Il numero 450 di Dylan Dog presenta una torbida storia di violenza, definita da un interessante incastro narrativo di Barbara Baraldi e dalla linea chiara di Nicola Mari. E sì, è uno shock!
Tenendo fede alla sua idea di quello che dovrebbe essere Dylan, Barbara Baraldi scrive lo shock in uno stato di grazia. La costruzione della trama è basata sull’intreccio di due vite Dennis e Myriam. Sullo sfondo, la caccia ad un serial killer che sembra tanto letale quanto imprendibile.
Dei due, Dennis viene trovato confuso, smarrito. Vittima di un matrimonio irrisolto. Myriam somiglia molto più ad una predatrice. Nella sua prima apparizione commette un efferato omicidio. E la sua rabbia sembra non trovare pace. Ah già, anche lei ha alle spalle un matrimonio infelice.
I legami macilenti, tenuti nascosti in una stanza la cui porta nessuno vuole aprire più, sono alla base del tema. La stessa Baraldi inserisce all’interno dell’introduzione un riferimento a Barbablù, che non deve essere preso sottogamba.
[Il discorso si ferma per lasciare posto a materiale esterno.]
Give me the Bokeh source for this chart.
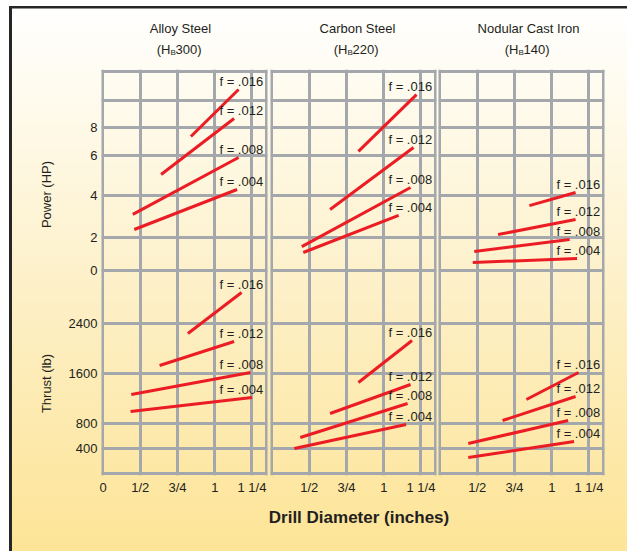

La sua capacità è quella di condurre il lettore in un gioco di specchi, la cui superficie non è perfettamente riflettente e, qualche volta, un’aringa rossa può portare da una parte mentre il finale sta da tutt’altra parte.
Un secondo tema inserito, in un contesto magari un po’ deviato, ma che emerge quasi primigenio, è la capacità dell’essere umano di affrontare i mostri, nell’accezione più sclaviana possibile, e sviluppare difese efficaci. Perché se c’è una cosa che questa storia punta a sottolineare, è che i mostri non finiscono mai.
Da contraltare bisogna sottolineare la bravura grafica di Nicola Mari che, con il suo solito tratto pulito, traccia la linea sdoppiata delle due vite di Myriam e Dennis.
L’aspetto che maggiormente risalta nelle sue tavole è il character design netto, capace di delineare con pochi tratti l’essenza psicologica del personaggio. Il suo capolavoro risulta Bloch, da cui traspare l’esasperazione con cui sopporta tutto il dolore e la violenza del suo mestiere. Negli anni è invece cambiato maggiormente il volto di Dylan. Sempre pervaso da una nota inquieta, i suoi zigomi sembrano meno affilati, quasi come se avesse voluto regalare al personaggio un innaturale invecchiamento (ai protagonisti delle storie a fumetti non capita molto spesso, in fondo).
Interessante il livello di tratteggio utilizzato in una scena più dinamica, raccontata peraltro da più angolazioni, e che è funzionale all’interno della sceneggiatura : quella di una berlina che si schianta contro un albero.
In tutto ciò, Dylan si districa tra le difficoltà dell’indagine, quasi per caso, eppure lentamente il suo ruolo diventa importante, soprattutto nell’analizzare la faccenda e trovarne la spiazzante soluzione.
In tutto questo, va sottolineato il modo insinuante in cui il sovrannaturale si fa strada. Nel leggere la storia ieri notte, ho pensato immediatamente a due altre narrazioni che ho amato negli anni. Un film di vent’anni fa, le Verità Nascoste, dove gli incidenti in auto sono un elemento chiave. E la più recente incarnazione di True Detective (ve ne parlo qui), dove tutto quello che sembra goticheggiante ed irrazionale, trova una sistemazione logica e meccanica che però, non prescinde dalla presenza dell’Altro, invisibile ai nostri occhi terreni.